§ **Directions for this task**
Can you output the material exactly as written, minus any pictures it holds?

======== Raw data ========

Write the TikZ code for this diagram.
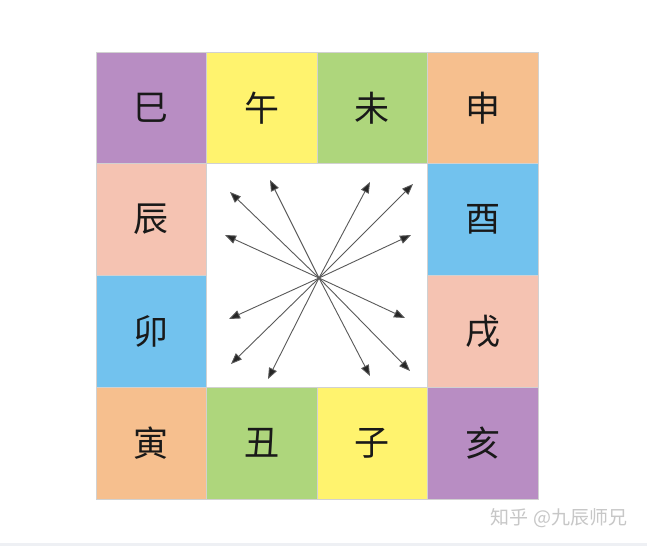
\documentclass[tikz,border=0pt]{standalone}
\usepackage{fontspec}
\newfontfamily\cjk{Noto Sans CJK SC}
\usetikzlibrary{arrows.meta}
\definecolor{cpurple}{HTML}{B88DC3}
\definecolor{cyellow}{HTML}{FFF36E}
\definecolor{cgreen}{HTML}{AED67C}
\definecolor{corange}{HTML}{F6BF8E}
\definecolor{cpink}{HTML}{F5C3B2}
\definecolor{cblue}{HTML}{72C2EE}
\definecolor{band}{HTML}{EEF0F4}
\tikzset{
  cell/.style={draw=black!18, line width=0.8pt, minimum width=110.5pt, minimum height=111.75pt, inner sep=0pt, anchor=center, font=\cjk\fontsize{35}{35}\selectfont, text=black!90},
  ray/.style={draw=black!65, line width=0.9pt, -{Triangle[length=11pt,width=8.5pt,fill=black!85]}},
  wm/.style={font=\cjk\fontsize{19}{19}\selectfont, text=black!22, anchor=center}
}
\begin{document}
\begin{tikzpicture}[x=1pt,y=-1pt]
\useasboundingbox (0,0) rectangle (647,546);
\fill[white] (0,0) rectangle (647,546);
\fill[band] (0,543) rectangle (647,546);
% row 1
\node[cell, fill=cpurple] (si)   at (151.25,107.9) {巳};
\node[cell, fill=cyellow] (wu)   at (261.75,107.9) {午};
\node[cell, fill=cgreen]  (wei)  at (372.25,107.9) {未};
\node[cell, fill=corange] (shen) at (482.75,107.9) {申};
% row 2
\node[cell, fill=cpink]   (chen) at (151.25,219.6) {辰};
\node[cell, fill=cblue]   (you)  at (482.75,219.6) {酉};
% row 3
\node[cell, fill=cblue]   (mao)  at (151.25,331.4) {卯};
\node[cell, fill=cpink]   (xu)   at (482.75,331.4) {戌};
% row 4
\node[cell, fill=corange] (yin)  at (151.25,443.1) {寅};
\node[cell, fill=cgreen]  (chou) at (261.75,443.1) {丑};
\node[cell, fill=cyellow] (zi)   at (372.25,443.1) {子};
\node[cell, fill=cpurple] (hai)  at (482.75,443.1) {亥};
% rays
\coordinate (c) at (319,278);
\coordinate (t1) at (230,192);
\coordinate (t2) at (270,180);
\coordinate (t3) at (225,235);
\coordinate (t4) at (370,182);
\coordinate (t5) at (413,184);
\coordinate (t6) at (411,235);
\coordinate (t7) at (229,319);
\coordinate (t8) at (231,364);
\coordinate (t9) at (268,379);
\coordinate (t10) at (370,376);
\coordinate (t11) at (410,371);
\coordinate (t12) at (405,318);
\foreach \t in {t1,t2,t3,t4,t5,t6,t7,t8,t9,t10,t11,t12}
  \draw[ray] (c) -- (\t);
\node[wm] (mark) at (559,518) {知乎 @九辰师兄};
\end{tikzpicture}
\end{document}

========

§ **Problem solution**
Write the TikZ code for this diagram.
\documentclass[tikz,border=0pt]{standalone}
\usepackage{fontspec}
\newfontfamily\cjk{Noto Sans CJK SC}
\usetikzlibrary{arrows.meta}
\definecolor{cpurple}{HTML}{B88DC3}
\definecolor{cyellow}{HTML}{FFF36E}
\definecolor{cgreen}{HTML}{AED67C}
\definecolor{corange}{HTML}{F6BF8E}
\definecolor{cpink}{HTML}{F5C3B2}
\definecolor{cblue}{HTML}{72C2EE}
\definecolor{band}{HTML}{EEF0F4}
\tikzset{
  cell/.style={draw=black!18, line width=0.8pt, minimum width=110.5pt, minimum height=111.75pt, inner sep=0pt, anchor=center, font=\cjk\fontsize{35}{35}\selectfont, text=black!90},
  ray/.style={draw=black!65, line width=0.9pt, -{Triangle[length=11pt,width=8.5pt,fill=black!85]}},
  wm/.style={font=\cjk\fontsize{19}{19}\selectfont, text=black!22, anchor=center}
}
\begin{document}
\begin{tikzpicture}[x=1pt,y=-1pt]
\useasboundingbox (0,0) rectangle (647,546);
\fill[white] (0,0) rectangle (647,546);
\fill[band] (0,543) rectangle (647,546);
% row 1
\node[cell, fill=cpurple] (si)   at (151.25,107.9) {巳};
\node[cell, fill=cyellow] (wu)   at (261.75,107.9) {午};
\node[cell, fill=cgreen]  (wei)  at (372.25,107.9) {未};
\node[cell, fill=corange] (shen) at (482.75,107.9) {申};
% row 2
\node[cell, fill=cpink]   (chen) at (151.25,219.6) {辰};
\node[cell, fill=cblue]   (you)  at (482.75,219.6) {酉};
% row 3
\node[cell, fill=cblue]   (mao)  at (151.25,331.4) {卯};
\node[cell, fill=cpink]   (xu)   at (482.75,331.4) {戌};
% row 4
\node[cell, fill=corange] (yin)  at (151.25,443.1) {寅};
\node[cell, fill=cgreen]  (chou) at (261.75,443.1) {丑};
\node[cell, fill=cyellow] (zi)   at (372.25,443.1) {子};
\node[cell, fill=cpurple] (hai)  at (482.75,443.1) {亥};
% rays
\coordinate (c) at (319,278);
\coordinate (t1) at (230,192);
\coordinate (t2) at (270,180);
\coordinate (t3) at (225,235);
\coordinate (t4) at (370,182);
\coordinate (t5) at (413,184);
\coordinate (t6) at (411,235);
\coordinate (t7) at (229,319);
\coordinate (t8) at (231,364);
\coordinate (t9) at (268,379);
\coordinate (t10) at (370,376);
\coordinate (t11) at (410,371);
\coordinate (t12) at (405,318);
\foreach \t in {t1,t2,t3,t4,t5,t6,t7,t8,t9,t10,t11,t12}
  \draw[ray] (c) -- (\t);
\node[wm] (mark) at (559,518) {知乎 @九辰师兄};
\end{tikzpicture}
\end{document}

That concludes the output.